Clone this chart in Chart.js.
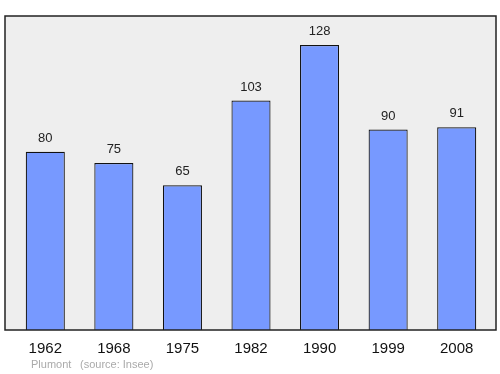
<!DOCTYPE html>
<html>
<head>
<meta charset="utf-8">
<script src="https://cdn.jsdelivr.net/npm/chart.js@4"></script>
<style>
  html, body { margin: 0; padding: 0; background: #fff; }
  #wrap { width: 500px; height: 374px; }
</style>
</head>
<body>
<div id="wrap"><canvas id="popChart" width="500" height="374"></canvas></div>
<script>
// population by census year
const years = ['1962', '1968', '1975', '1982', '1990', '1999', '2008'];
const population = [80, 75, 65, 103, 128, 90, 91];
const footerText = ['Plumont', '(source: Insee)'];

const FONT = '"Liberation Sans", Arial, sans-serif';

// grey plot background + frame, drawn a bit wider than the bar area
const frame = {
  id: 'frame',
  beforeDatasetsDraw(chart) {
    const { ctx, chartArea: a } = chart;
    ctx.save();
    ctx.fillStyle = '#eeeeee';
    ctx.fillRect(a.left - 6, a.top, a.right - a.left + 11, a.bottom - a.top);
    ctx.restore();
  },
  afterDatasetsDraw(chart) {
    const { ctx, chartArea: a } = chart;
    ctx.save();
    ctx.strokeStyle = '#222';
    ctx.lineWidth = 1.5;
    ctx.strokeRect(a.left - 6, a.top, a.right - a.left + 11, a.bottom - a.top);

    // value labels above bars
    ctx.fillStyle = '#222';
    ctx.font = '13px ' + FONT;
    ctx.textAlign = 'center';
    ctx.textBaseline = 'bottom';
    chart.getDatasetMeta(0).data.forEach((bar, i) => {
      ctx.fillText(population[i], bar.x, bar.y - 7);
    });

    // footer
    ctx.fillStyle = '#aaaaaa';
    ctx.font = '11px ' + FONT;
    ctx.textAlign = 'left';
    ctx.textBaseline = 'middle';
    ctx.fillText(footerText[0], 31, 365);
    ctx.fillText(footerText[1], 80, 365);
    ctx.restore();
  }
};

new Chart(document.getElementById('popChart'), {
  type: 'bar',
  data: {
    labels: years,
    datasets: [{
      data: population,
      backgroundColor: '#7799ff',
      borderColor: '#111',
      borderWidth: 1.2,
      barPercentage: 0.57,
      categoryPercentage: 1
    }]
  },
  options: {
    responsive: false,
    animation: false,
    layout: { padding: { left: 11, right: 9, top: 16, bottom: 14 } },
    plugins: { legend: { display: false }, tooltip: { enabled: false } },
    scales: {
      x: {
        grid: { display: false },
        border: { display: false },
        ticks: { color: '#111', font: { size: 15, family: FONT }, padding: 2 }
      },
      y: {
        display: false,
        min: 0,
        max: 141
      }
    }
  },
  plugins: [frame]
});
</script>
</body>
</html>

§

PROBLEM STATEMENT: Quote the data above in full and without alteration; skip the pictures.

RESULT FOR THIS EXERCISE:
Clone this chart in Chart.js.
<!DOCTYPE html>
<html>
<head>
<meta charset="utf-8">
<script src="https://cdn.jsdelivr.net/npm/chart.js@4"></script>
<style>
  html, body { margin: 0; padding: 0; background: #fff; }
  #wrap { width: 500px; height: 374px; }
</style>
</head>
<body>
<div id="wrap"><canvas id="popChart" width="500" height="374"></canvas></div>
<script>
// population by census year
const years = ['1962', '1968', '1975', '1982', '1990', '1999', '2008'];
const population = [80, 75, 65, 103, 128, 90, 91];
const footerText = ['Plumont', '(source: Insee)'];

const FONT = '"Liberation Sans", Arial, sans-serif';

// grey plot background + frame, drawn a bit wider than the bar area
const frame = {
  id: 'frame',
  beforeDatasetsDraw(chart) {
    const { ctx, chartArea: a } = chart;
    ctx.save();
    ctx.fillStyle = '#eeeeee';
    ctx.fillRect(a.left - 6, a.top, a.right - a.left + 11, a.bottom - a.top);
    ctx.restore();
  },
  afterDatasetsDraw(chart) {
    const { ctx, chartArea: a } = chart;
    ctx.save();
    ctx.strokeStyle = '#222';
    ctx.lineWidth = 1.5;
    ctx.strokeRect(a.left - 6, a.top, a.right - a.left + 11, a.bottom - a.top);

    // value labels above bars
    ctx.fillStyle = '#222';
    ctx.font = '13px ' + FONT;
    ctx.textAlign = 'center';
    ctx.textBaseline = 'bottom';
    chart.getDatasetMeta(0).data.forEach((bar, i) => {
      ctx.fillText(population[i], bar.x, bar.y - 7);
    });

    // footer
    ctx.fillStyle = '#aaaaaa';
    ctx.font = '11px ' + FONT;
    ctx.textAlign = 'left';
    ctx.textBaseline = 'middle';
    ctx.fillText(footerText[0], 31, 365);
    ctx.fillText(footerText[1], 80, 365);
    ctx.restore();
  }
};

new Chart(document.getElementById('popChart'), {
  type: 'bar',
  data: {
    labels: years,
    datasets: [{
      data: population,
      backgroundColor: '#7799ff',
      borderColor: '#111',
      borderWidth: 1.2,
      barPercentage: 0.57,
      categoryPercentage: 1
    }]
  },
  options: {
    responsive: false,
    animation: false,
    layout: { padding: { left: 11, right: 9, top: 16, bottom: 14 } },
    plugins: { legend: { display: false }, tooltip: { enabled: false } },
    scales: {
      x: {
        grid: { display: false },
        border: { display: false },
        ticks: { color: '#111', font: { size: 15, family: FONT }, padding: 2 }
      },
      y: {
        display: false,
        min: 0,
        max: 141
      }
    }
  },
  plugins: [frame]
});
</script>
</body>
</html>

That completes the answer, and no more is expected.